**Data block:**
'''

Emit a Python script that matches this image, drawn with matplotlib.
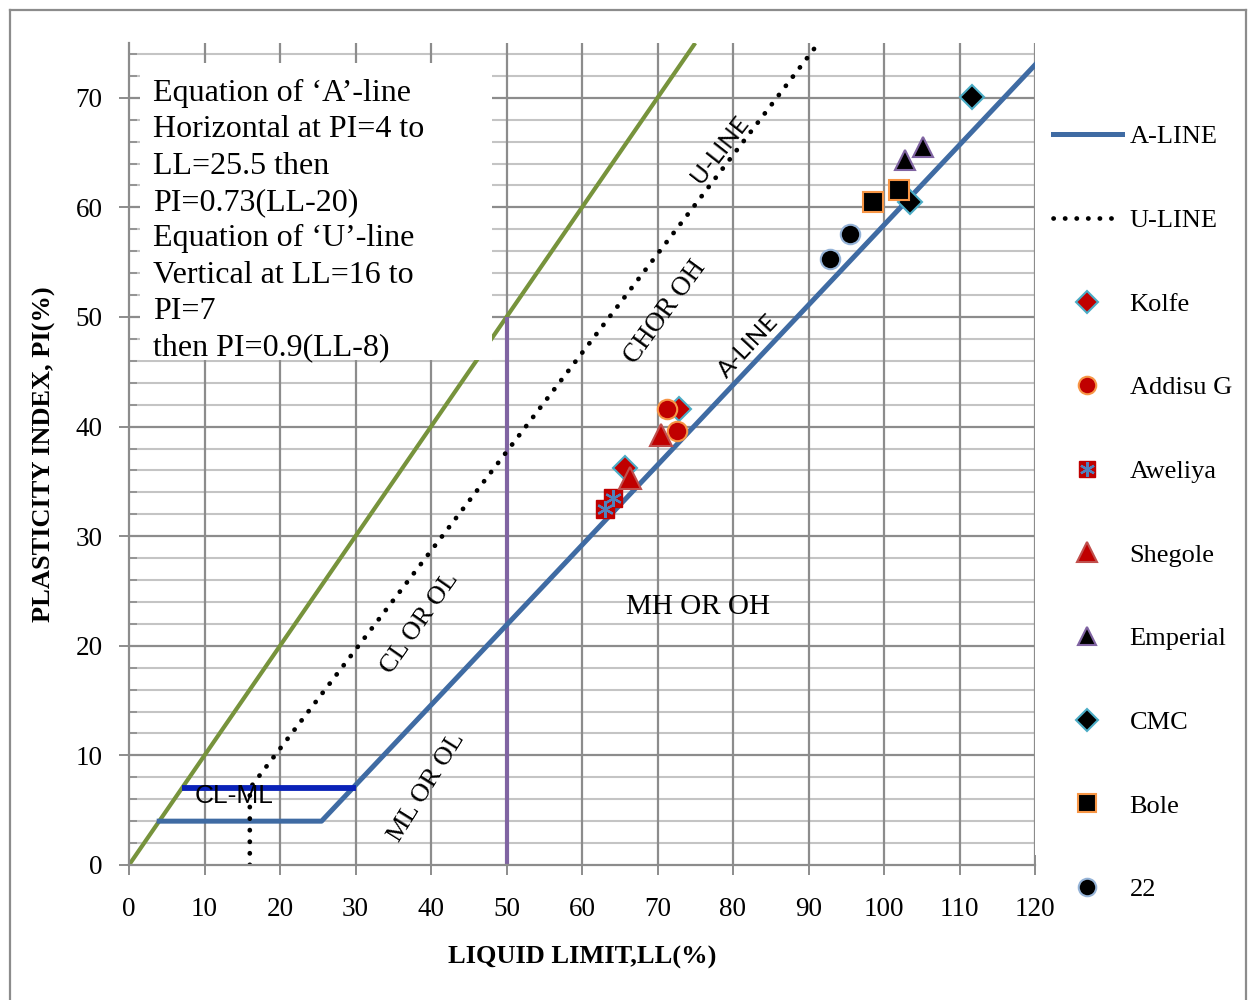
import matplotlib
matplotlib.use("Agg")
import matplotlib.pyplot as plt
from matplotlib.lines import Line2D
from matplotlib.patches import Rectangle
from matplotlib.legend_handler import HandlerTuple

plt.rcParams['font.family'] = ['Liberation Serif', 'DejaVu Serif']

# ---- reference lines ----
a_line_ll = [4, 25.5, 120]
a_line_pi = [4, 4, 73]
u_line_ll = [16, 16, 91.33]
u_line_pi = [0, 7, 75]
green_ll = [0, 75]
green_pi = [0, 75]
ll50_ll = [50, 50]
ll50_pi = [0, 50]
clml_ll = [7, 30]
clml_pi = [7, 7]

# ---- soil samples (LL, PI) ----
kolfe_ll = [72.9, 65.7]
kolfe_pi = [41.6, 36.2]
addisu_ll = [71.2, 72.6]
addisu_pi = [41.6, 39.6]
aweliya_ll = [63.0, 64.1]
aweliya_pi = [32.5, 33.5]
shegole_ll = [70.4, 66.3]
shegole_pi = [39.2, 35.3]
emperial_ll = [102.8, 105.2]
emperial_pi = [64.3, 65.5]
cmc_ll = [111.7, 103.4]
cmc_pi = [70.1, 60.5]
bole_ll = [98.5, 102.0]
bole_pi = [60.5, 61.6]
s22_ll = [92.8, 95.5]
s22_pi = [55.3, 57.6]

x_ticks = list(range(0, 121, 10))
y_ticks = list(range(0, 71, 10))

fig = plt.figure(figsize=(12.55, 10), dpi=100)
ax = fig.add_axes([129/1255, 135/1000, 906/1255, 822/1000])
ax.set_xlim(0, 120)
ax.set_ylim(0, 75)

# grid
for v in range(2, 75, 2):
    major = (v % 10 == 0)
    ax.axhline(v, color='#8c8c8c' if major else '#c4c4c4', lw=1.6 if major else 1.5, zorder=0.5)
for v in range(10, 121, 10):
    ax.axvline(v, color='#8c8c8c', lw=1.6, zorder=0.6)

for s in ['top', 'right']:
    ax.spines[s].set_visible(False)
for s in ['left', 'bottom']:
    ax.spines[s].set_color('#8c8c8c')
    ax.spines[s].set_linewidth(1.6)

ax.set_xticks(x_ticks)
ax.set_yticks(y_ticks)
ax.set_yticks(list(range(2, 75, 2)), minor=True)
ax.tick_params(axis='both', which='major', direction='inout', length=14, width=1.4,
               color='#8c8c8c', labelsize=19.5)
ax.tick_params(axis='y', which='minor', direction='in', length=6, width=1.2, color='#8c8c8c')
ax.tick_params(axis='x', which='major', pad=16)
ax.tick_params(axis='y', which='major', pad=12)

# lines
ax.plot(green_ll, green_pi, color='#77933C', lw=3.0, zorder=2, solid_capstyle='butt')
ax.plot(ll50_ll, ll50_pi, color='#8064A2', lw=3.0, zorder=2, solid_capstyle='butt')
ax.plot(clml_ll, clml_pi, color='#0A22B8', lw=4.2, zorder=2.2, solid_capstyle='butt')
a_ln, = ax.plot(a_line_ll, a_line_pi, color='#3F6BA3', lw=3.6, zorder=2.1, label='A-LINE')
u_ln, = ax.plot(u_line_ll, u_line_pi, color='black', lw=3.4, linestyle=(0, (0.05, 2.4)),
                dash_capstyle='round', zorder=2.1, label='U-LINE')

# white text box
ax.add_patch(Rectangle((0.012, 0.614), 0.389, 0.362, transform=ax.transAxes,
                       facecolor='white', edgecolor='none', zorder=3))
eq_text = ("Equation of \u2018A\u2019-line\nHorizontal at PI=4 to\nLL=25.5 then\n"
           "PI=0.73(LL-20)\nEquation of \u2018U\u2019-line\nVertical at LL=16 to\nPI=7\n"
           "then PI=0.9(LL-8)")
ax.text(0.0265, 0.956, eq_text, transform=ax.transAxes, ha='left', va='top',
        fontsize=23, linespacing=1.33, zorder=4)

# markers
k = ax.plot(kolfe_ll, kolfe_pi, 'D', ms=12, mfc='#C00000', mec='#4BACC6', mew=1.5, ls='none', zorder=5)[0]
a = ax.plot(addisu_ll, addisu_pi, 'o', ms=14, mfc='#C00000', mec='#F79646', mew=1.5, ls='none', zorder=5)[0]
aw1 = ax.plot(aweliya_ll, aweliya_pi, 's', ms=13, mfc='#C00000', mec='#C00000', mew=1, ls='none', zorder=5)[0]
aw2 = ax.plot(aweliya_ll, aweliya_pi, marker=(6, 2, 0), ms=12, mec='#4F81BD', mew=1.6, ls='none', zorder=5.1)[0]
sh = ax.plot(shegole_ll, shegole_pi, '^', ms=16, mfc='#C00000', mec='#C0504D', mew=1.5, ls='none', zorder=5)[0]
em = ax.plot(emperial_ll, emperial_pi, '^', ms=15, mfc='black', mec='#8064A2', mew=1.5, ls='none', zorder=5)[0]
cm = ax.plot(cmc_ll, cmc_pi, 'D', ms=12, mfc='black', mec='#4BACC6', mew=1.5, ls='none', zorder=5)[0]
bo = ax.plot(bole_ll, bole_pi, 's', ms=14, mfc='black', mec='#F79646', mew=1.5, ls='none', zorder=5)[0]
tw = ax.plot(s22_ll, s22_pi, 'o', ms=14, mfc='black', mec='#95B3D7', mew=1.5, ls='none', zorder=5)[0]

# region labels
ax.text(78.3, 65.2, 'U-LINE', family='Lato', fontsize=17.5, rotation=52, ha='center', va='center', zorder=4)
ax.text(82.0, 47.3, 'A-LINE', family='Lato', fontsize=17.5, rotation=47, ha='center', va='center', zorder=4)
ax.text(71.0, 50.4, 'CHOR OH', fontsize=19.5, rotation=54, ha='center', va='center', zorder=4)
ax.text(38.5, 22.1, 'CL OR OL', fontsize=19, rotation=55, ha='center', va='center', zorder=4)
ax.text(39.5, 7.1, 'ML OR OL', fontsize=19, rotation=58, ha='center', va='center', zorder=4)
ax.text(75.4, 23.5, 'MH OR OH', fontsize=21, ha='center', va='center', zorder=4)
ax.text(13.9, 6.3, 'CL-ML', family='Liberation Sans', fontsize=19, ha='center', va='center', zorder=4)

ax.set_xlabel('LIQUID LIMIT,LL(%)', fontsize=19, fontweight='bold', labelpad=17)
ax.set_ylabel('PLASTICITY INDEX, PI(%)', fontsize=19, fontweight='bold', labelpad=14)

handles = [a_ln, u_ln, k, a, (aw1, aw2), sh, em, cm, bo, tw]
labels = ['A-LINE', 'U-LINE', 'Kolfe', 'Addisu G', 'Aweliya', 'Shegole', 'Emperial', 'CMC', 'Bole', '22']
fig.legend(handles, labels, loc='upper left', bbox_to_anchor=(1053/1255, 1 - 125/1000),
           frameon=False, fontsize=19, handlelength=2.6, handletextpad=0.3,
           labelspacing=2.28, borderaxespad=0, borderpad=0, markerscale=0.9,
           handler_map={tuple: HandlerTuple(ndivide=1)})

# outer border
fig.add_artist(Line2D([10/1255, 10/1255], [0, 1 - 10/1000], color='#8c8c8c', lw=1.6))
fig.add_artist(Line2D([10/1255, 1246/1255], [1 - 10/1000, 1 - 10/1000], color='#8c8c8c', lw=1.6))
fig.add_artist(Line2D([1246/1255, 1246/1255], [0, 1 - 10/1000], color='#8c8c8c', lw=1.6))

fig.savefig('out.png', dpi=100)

'''

**Exercise brief:** Reproduce the material above verbatim; omit every picture.

**The response:**
Emit a Python script that matches this image, drawn with matplotlib.
import matplotlib
matplotlib.use("Agg")
import matplotlib.pyplot as plt
from matplotlib.lines import Line2D
from matplotlib.patches import Rectangle
from matplotlib.legend_handler import HandlerTuple

plt.rcParams['font.family'] = ['Liberation Serif', 'DejaVu Serif']

# ---- reference lines ----
a_line_ll = [4, 25.5, 120]
a_line_pi = [4, 4, 73]
u_line_ll = [16, 16, 91.33]
u_line_pi = [0, 7, 75]
green_ll = [0, 75]
green_pi = [0, 75]
ll50_ll = [50, 50]
ll50_pi = [0, 50]
clml_ll = [7, 30]
clml_pi = [7, 7]

# ---- soil samples (LL, PI) ----
kolfe_ll = [72.9, 65.7]
kolfe_pi = [41.6, 36.2]
addisu_ll = [71.2, 72.6]
addisu_pi = [41.6, 39.6]
aweliya_ll = [63.0, 64.1]
aweliya_pi = [32.5, 33.5]
shegole_ll = [70.4, 66.3]
shegole_pi = [39.2, 35.3]
emperial_ll = [102.8, 105.2]
emperial_pi = [64.3, 65.5]
cmc_ll = [111.7, 103.4]
cmc_pi = [70.1, 60.5]
bole_ll = [98.5, 102.0]
bole_pi = [60.5, 61.6]
s22_ll = [92.8, 95.5]
s22_pi = [55.3, 57.6]

x_ticks = list(range(0, 121, 10))
y_ticks = list(range(0, 71, 10))

fig = plt.figure(figsize=(12.55, 10), dpi=100)
ax = fig.add_axes([129/1255, 135/1000, 906/1255, 822/1000])
ax.set_xlim(0, 120)
ax.set_ylim(0, 75)

# grid
for v in range(2, 75, 2):
    major = (v % 10 == 0)
    ax.axhline(v, color='#8c8c8c' if major else '#c4c4c4', lw=1.6 if major else 1.5, zorder=0.5)
for v in range(10, 121, 10):
    ax.axvline(v, color='#8c8c8c', lw=1.6, zorder=0.6)

for s in ['top', 'right']:
    ax.spines[s].set_visible(False)
for s in ['left', 'bottom']:
    ax.spines[s].set_color('#8c8c8c')
    ax.spines[s].set_linewidth(1.6)

ax.set_xticks(x_ticks)
ax.set_yticks(y_ticks)
ax.set_yticks(list(range(2, 75, 2)), minor=True)
ax.tick_params(axis='both', which='major', direction='inout', length=14, width=1.4,
               color='#8c8c8c', labelsize=19.5)
ax.tick_params(axis='y', which='minor', direction='in', length=6, width=1.2, color='#8c8c8c')
ax.tick_params(axis='x', which='major', pad=16)
ax.tick_params(axis='y', which='major', pad=12)

# lines
ax.plot(green_ll, green_pi, color='#77933C', lw=3.0, zorder=2, solid_capstyle='butt')
ax.plot(ll50_ll, ll50_pi, color='#8064A2', lw=3.0, zorder=2, solid_capstyle='butt')
ax.plot(clml_ll, clml_pi, color='#0A22B8', lw=4.2, zorder=2.2, solid_capstyle='butt')
a_ln, = ax.plot(a_line_ll, a_line_pi, color='#3F6BA3', lw=3.6, zorder=2.1, label='A-LINE')
u_ln, = ax.plot(u_line_ll, u_line_pi, color='black', lw=3.4, linestyle=(0, (0.05, 2.4)),
                dash_capstyle='round', zorder=2.1, label='U-LINE')

# white text box
ax.add_patch(Rectangle((0.012, 0.614), 0.389, 0.362, transform=ax.transAxes,
                       facecolor='white', edgecolor='none', zorder=3))
eq_text = ("Equation of \u2018A\u2019-line\nHorizontal at PI=4 to\nLL=25.5 then\n"
           "PI=0.73(LL-20)\nEquation of \u2018U\u2019-line\nVertical at LL=16 to\nPI=7\n"
           "then PI=0.9(LL-8)")
ax.text(0.0265, 0.956, eq_text, transform=ax.transAxes, ha='left', va='top',
        fontsize=23, linespacing=1.33, zorder=4)

# markers
k = ax.plot(kolfe_ll, kolfe_pi, 'D', ms=12, mfc='#C00000', mec='#4BACC6', mew=1.5, ls='none', zorder=5)[0]
a = ax.plot(addisu_ll, addisu_pi, 'o', ms=14, mfc='#C00000', mec='#F79646', mew=1.5, ls='none', zorder=5)[0]
aw1 = ax.plot(aweliya_ll, aweliya_pi, 's', ms=13, mfc='#C00000', mec='#C00000', mew=1, ls='none', zorder=5)[0]
aw2 = ax.plot(aweliya_ll, aweliya_pi, marker=(6, 2, 0), ms=12, mec='#4F81BD', mew=1.6, ls='none', zorder=5.1)[0]
sh = ax.plot(shegole_ll, shegole_pi, '^', ms=16, mfc='#C00000', mec='#C0504D', mew=1.5, ls='none', zorder=5)[0]
em = ax.plot(emperial_ll, emperial_pi, '^', ms=15, mfc='black', mec='#8064A2', mew=1.5, ls='none', zorder=5)[0]
cm = ax.plot(cmc_ll, cmc_pi, 'D', ms=12, mfc='black', mec='#4BACC6', mew=1.5, ls='none', zorder=5)[0]
bo = ax.plot(bole_ll, bole_pi, 's', ms=14, mfc='black', mec='#F79646', mew=1.5, ls='none', zorder=5)[0]
tw = ax.plot(s22_ll, s22_pi, 'o', ms=14, mfc='black', mec='#95B3D7', mew=1.5, ls='none', zorder=5)[0]

# region labels
ax.text(78.3, 65.2, 'U-LINE', family='Lato', fontsize=17.5, rotation=52, ha='center', va='center', zorder=4)
ax.text(82.0, 47.3, 'A-LINE', family='Lato', fontsize=17.5, rotation=47, ha='center', va='center', zorder=4)
ax.text(71.0, 50.4, 'CHOR OH', fontsize=19.5, rotation=54, ha='center', va='center', zorder=4)
ax.text(38.5, 22.1, 'CL OR OL', fontsize=19, rotation=55, ha='center', va='center', zorder=4)
ax.text(39.5, 7.1, 'ML OR OL', fontsize=19, rotation=58, ha='center', va='center', zorder=4)
ax.text(75.4, 23.5, 'MH OR OH', fontsize=21, ha='center', va='center', zorder=4)
ax.text(13.9, 6.3, 'CL-ML', family='Liberation Sans', fontsize=19, ha='center', va='center', zorder=4)

ax.set_xlabel('LIQUID LIMIT,LL(%)', fontsize=19, fontweight='bold', labelpad=17)
ax.set_ylabel('PLASTICITY INDEX, PI(%)', fontsize=19, fontweight='bold', labelpad=14)

handles = [a_ln, u_ln, k, a, (aw1, aw2), sh, em, cm, bo, tw]
labels = ['A-LINE', 'U-LINE', 'Kolfe', 'Addisu G', 'Aweliya', 'Shegole', 'Emperial', 'CMC', 'Bole', '22']
fig.legend(handles, labels, loc='upper left', bbox_to_anchor=(1053/1255, 1 - 125/1000),
           frameon=False, fontsize=19, handlelength=2.6, handletextpad=0.3,
           labelspacing=2.28, borderaxespad=0, borderpad=0, markerscale=0.9,
           handler_map={tuple: HandlerTuple(ndivide=1)})

# outer border
fig.add_artist(Line2D([10/1255, 10/1255], [0, 1 - 10/1000], color='#8c8c8c', lw=1.6))
fig.add_artist(Line2D([10/1255, 1246/1255], [1 - 10/1000, 1 - 10/1000], color='#8c8c8c', lw=1.6))
fig.add_artist(Line2D([1246/1255, 1246/1255], [0, 1 - 10/1000], color='#8c8c8c', lw=1.6))

fig.savefig('out.png', dpi=100)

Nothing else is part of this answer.